Männern, die an einer Herzschwäche (Herzinsuffizienz) leiden, kann mit Digitalis-Medikamenten (Fingerhut-Cardenolide, Herzglykoside) wirksam geholfen werden. Sie verringern wirksam die Schlagfrequenz des Herzens und steigern die Pumpleistung pro Herzschlag (Kontraktionskraft). Bei Überdosierung kann es jedoch zu Herzrhythmusstörungen und Kammerflimmern kommen. Wohlmöglich ist eine solche Überdosierung der Wirkstoffe bei einer Therapie mit Fertigarzneimitteln dafür verantwortlich, dass Digitalis-Medikamente bei Frauen mit Herzschwäche die Sterbewahrscheinlichkeit eher erhöhen, anstatt sie zu senken.

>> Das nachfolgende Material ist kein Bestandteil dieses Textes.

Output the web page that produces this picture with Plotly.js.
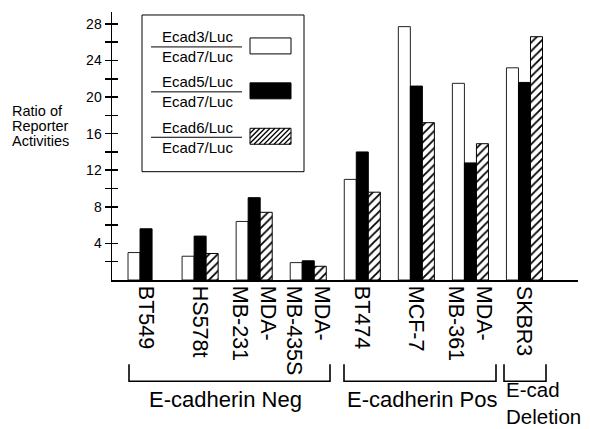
<!DOCTYPE html>
<html><head><meta charset="utf-8">
<script src="https://cdn.plot.ly/plotly-3.0.1.min.js"></script>
<style>html,body{margin:0;padding:0;background:#fff}</style>
</head><body><div id="chart" style="width:590px;height:429px"></div>
<script>
// ---- data ----
const cellLines = ['BT549','HS578t','MDA-<br>MB-231','MDA-<br>MB-435S','BT474','MCF-7','MDA-<br>MB-361','SKBR3'];
const ecad3Ratio = [3.0, 2.6, 6.4, 1.9, 11.0, 27.7, 21.5, 23.2];
const ecad5Ratio = [5.6, 4.8, 9.0, 2.1, 14.0, 21.2, 12.8, 21.6];
const ecad6Ratio = [null, 2.9, 7.4, 1.5, 9.6, 17.2, 14.9, 26.6];
const seriesNumerators = ['Ecad3/Luc','Ecad5/Luc','Ecad6/Luc'];
const seriesDenominator = 'Ecad7/Luc';
const yTickVals = [2,4,6,8,10,12,14,16,18,20,22,24,26,28];
const yTickText = ['','4','','8','','12','','16','','20','','24','','28'];
const yTitleLines = ['Ratio of','Reporter','Activities'];
const groupLabels = ['E-cadherin Neg','E-cadherin Pos','E-cad<br>Deletion'];

// ---- layout helpers (pixel -> paper) ----
const L=112, R=578, T=12, B=280.5;
const px = x => (x-L)/(R-L);
const py = y => (B-y)/(B-T);
const FONT = '"Liberation Sans", Arial, Helvetica, sans-serif';

const traces = [
  {type:'bar', x:cellLines, y:ecad3Ratio, name:seriesNumerators[0],
   marker:{color:'#ffffff', line:{color:'#222', width:1}}},
  {type:'bar', x:cellLines, y:ecad5Ratio, name:seriesNumerators[1],
   marker:{color:'#000000', line:{color:'#000', width:1}}},
  {type:'bar', x:cellLines, y:ecad6Ratio, name:seriesNumerators[2],
   marker:{color:'#ffffff', line:{color:'#000', width:1},
     pattern:{shape:'/', bgcolor:'#ffffff', fgcolor:'#000000', size:6, solidity:0.3}}},
  {type:'scatter', x:[], y:[], yaxis:'y2', showlegend:false, hoverinfo:'skip'}
];

const shapes = [];
const annotations = [];
// legend box
shapes.push({type:'rect', xref:'paper', yref:'paper', x0:px(142), x1:px(304), y0:py(172), y1:py(15), line:{color:'#000', width:1}, fillcolor:'rgba(0,0,0,0)'});
const rows = [37, 82, 127.5];
const fills = ['#ffffff','#000000','#ffffff'];
rows.forEach((cy,i)=>{
  annotations.push({xref:'paper', yref:'paper', x:px(197), y:py(cy), text:seriesNumerators[i], showarrow:false, xanchor:'center', yanchor:'middle', font:{family:FONT, size:15, color:'#000'}});
  annotations.push({xref:'paper', yref:'paper', x:px(197), y:py(cy+20), text:seriesDenominator, showarrow:false, xanchor:'center', yanchor:'middle', font:{family:FONT, size:15, color:'#000'}});
  shapes.push({type:'line', xref:'paper', yref:'paper', x0:px(151), x1:px(242), y0:py(cy+10), y1:py(cy+10), line:{color:'#000', width:1}});
  const sy0 = cy+1, sy1 = cy+17;
  shapes.push({type:'rect', xref:'paper', yref:'paper', x0:px(250), x1:px(291), y0:py(sy1), y1:py(sy0), line:{color:'#000', width:1}, fillcolor:fills[i]});
  if (i===2) {
    const h = sy1-sy0, xa=250, xb=291;
    for (let c = xa - h; c < xb; c += 5) {
      let x0=c, y0=sy1, x1=c+h, y1=sy0;
      if (x0 < xa) { y0 = sy1-(xa-c); x0 = xa; }
      if (x1 > xb) { y1 = sy1-(xb-c); x1 = xb; }
      shapes.push({type:'line', xref:'paper', yref:'paper', x0:px(x0), x1:px(x1), y0:py(y0), y1:py(y1), line:{color:'#000', width:1.3}});
    }
  }
});
// y title lines
[111,126,141].forEach((cy,i)=>{
  annotations.push({xref:'paper', yref:'paper', x:px(10), y:py(cy), text:yTitleLines[i], showarrow:false, xanchor:'left', yanchor:'middle', font:{family:FONT, size:14.5, color:'#000'}});
});
// brackets
const brackets = [[129,330],[344,496],[504,546]];
brackets.forEach(b=>{
  shapes.push({type:'path', xref:'paper', yref:'paper',
    path:`M ${px(b[0])},${py(365)} L ${px(b[0])},${py(382)} L ${px(b[1])},${py(382)} L ${px(b[1])},${py(365)}`,
    line:{color:'#000', width:1.6}});
});
const gFont = {family:FONT, size:22, color:'#000'};
annotations.push({xref:'paper', yref:'paper', x:px(225), y:py(400), text:groupLabels[0], showarrow:false, xanchor:'center', yanchor:'middle', font:gFont});
annotations.push({xref:'paper', yref:'paper', x:px(422), y:py(400), text:groupLabels[1], showarrow:false, xanchor:'center', yanchor:'middle', font:gFont});
annotations.push({xref:'paper', yref:'paper', x:px(505), y:py(429.5), text:groupLabels[2], showarrow:false, xanchor:'left', yanchor:'bottom', align:'left', borderpad:0, font:{family:FONT, size:20.5, color:'#000'}});

const yr = [0, 29.3];
const layout = {
  width:590, height:429,
  margin:{l:L, r:590-R, t:T, b:429-B, pad:0},
  paper_bgcolor:'#fff', plot_bgcolor:'#fff',
  showlegend:false,
  barmode:'group', bargap:0.333, bargroupgap:0,
  font:{family:FONT, color:'#000'},
  xaxis:{type:'category', range:[-0.63, 7.99], tickangle:90, ticks:'', showline:true, linecolor:'#000', linewidth:1.5,
         showgrid:false, zeroline:false, tickfont:{family:FONT, size:21.5, color:'#000'}, fixedrange:true},
  yaxis:{range:yr, tickmode:'array', tickvals:yTickVals, ticktext:yTickText, ticks:'outside', ticklen:6, tickwidth:1.5, tickcolor:'#000',
         showline:true, linecolor:'#000', linewidth:1.5, showgrid:false, zeroline:false,
         tickfont:{family:FONT, size:14, color:'#000'}, fixedrange:true},
  yaxis2:{range:yr, overlaying:'y', side:'left', anchor:'x', tickmode:'array', tickvals:yTickVals, ticks:'inside', ticklen:6, tickwidth:1.5, tickcolor:'#000',
          showticklabels:false, showline:false, showgrid:false, zeroline:false, fixedrange:true},
  shapes: shapes,
  annotations: annotations
};
Plotly.newPlot('chart', traces, layout, {staticPlot:true, displayModeBar:false});
</script></body></html>
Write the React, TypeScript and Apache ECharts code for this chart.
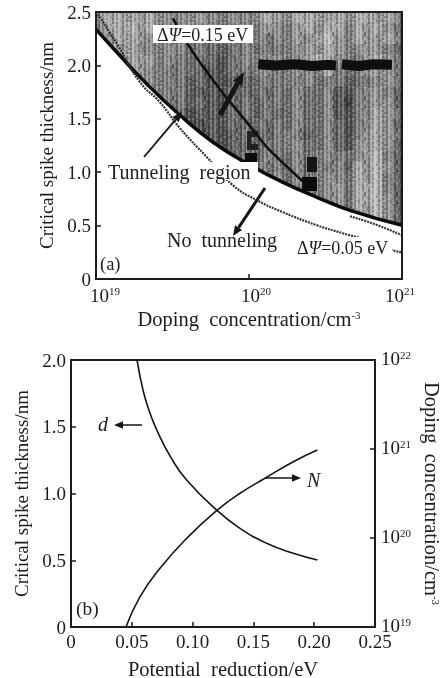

Frauen mit Herz-Kreislauf-Erkrankungen, von Bluthochdruck über KHK bis zu Angina pectoris und Herzrhythmusstörungen, zeigen vielfach andere Symptome als männliche Patienten. Die Genese (Entwicklung im konkreten Krankheitsfall) der Erkrankung, verläuft oft über andere Zwischenstufen. Zudem reagieren Patientinnen oft anders auf Diagnose und Medikamente als Männer. So fordert die Kardiologin Frau Prof. Dr. Irene Lang von der Medizinischen Universität Wien (Österreich) mit ihren Kollegen vehement weitere Grundlagen- und klinische Forschung, um zukünftig mehr Licht in das Verständnis dieser komplexen Erkrankung zu bringen und dadurch zu einer verbesserten Prävention und Behandlung von Patientinnen mit KHK beizutragen.
Quellen: Humenberger, M.; Zielinski, V.; Lang, I.M. (2008): Geschlechtsspezifische Aspekte der weiblichen KHK. Journal für Kardiologie 15(9-10): 282-290 Kautzky-Willer, A.; Leitner, M. (2013): Nur „der kleine Unterschied“? – Gesundheit von Mann und Frau. Der Hausarzt 3/13: 38-41.